The country also achieved a milestone at the event through the Green Climate Fund (GCF). In this case, Belize gained access to grant funding of 78 million Belize dollars for building the adaptation capacity of sugarcane farmers in the north. CEO Dr. Martinez told the media that the project has been in the pipeline since 2015 and is expected to gain full approval at the GCF’s Board Meeting in March 2024.
Dr.Osmond Martinez, Chief Executive Officer, Ministry of Economic Development: “Now eight years have gone and finally we are managing to get our first real approved project that will have an impact in our ecosystem and that is one that will have a value of $78 million Belize dollars which is significant, a significant project and that project will be for building the adaptation capacity of sugar cane farmers in the northern part of Belize.

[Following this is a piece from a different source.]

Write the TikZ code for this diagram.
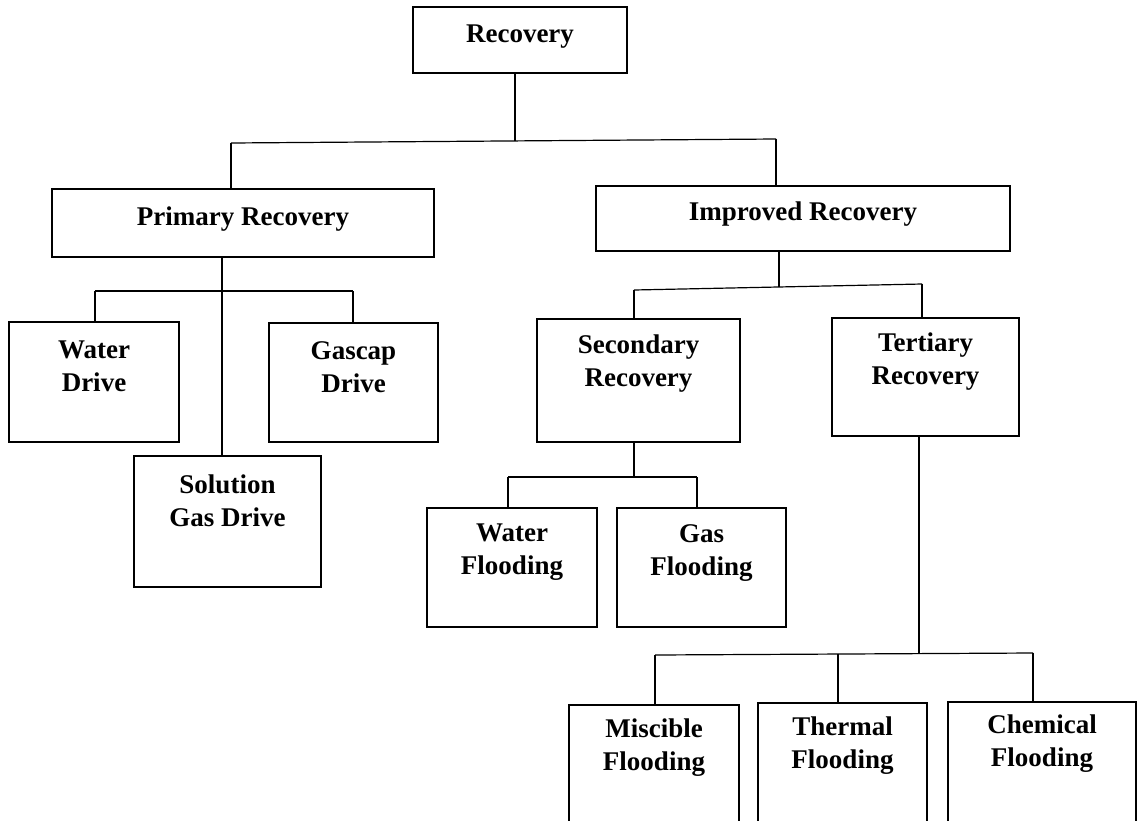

And in parallel we are developing other projects for the citrus industry and the banana industry which is also in dire need of help. When you look at climate change one of the main sectors that have been affected the most is the agro productive sector because there are significant impact on its yield and the cost of operation and on top of that you can add inflation. However we are happy. I mean personally I feel happy that GCF is coming through with such a big portion of a project. Nonetheless I am not satisfied. I believe that Belize deserves more. You know when you look at our losses to GDP it’s almost eight percent is our losses to GDP just from climate change and the impacts of climate change, natural disasters in general. So when you look at our losses to what we’re getting you know the loss and damage does not match. So while I am happy I’m not satisfied but this again just motivates in this case me and the Government of Belize to continue to push and to fight for climate justice for all Belizeans.”
Another eight-million-dollar grant was given to Belize, also from the Adaptation Fund, and seeks to solve the coastal erosion issues experienced by Belize, particularly the Monkey River community.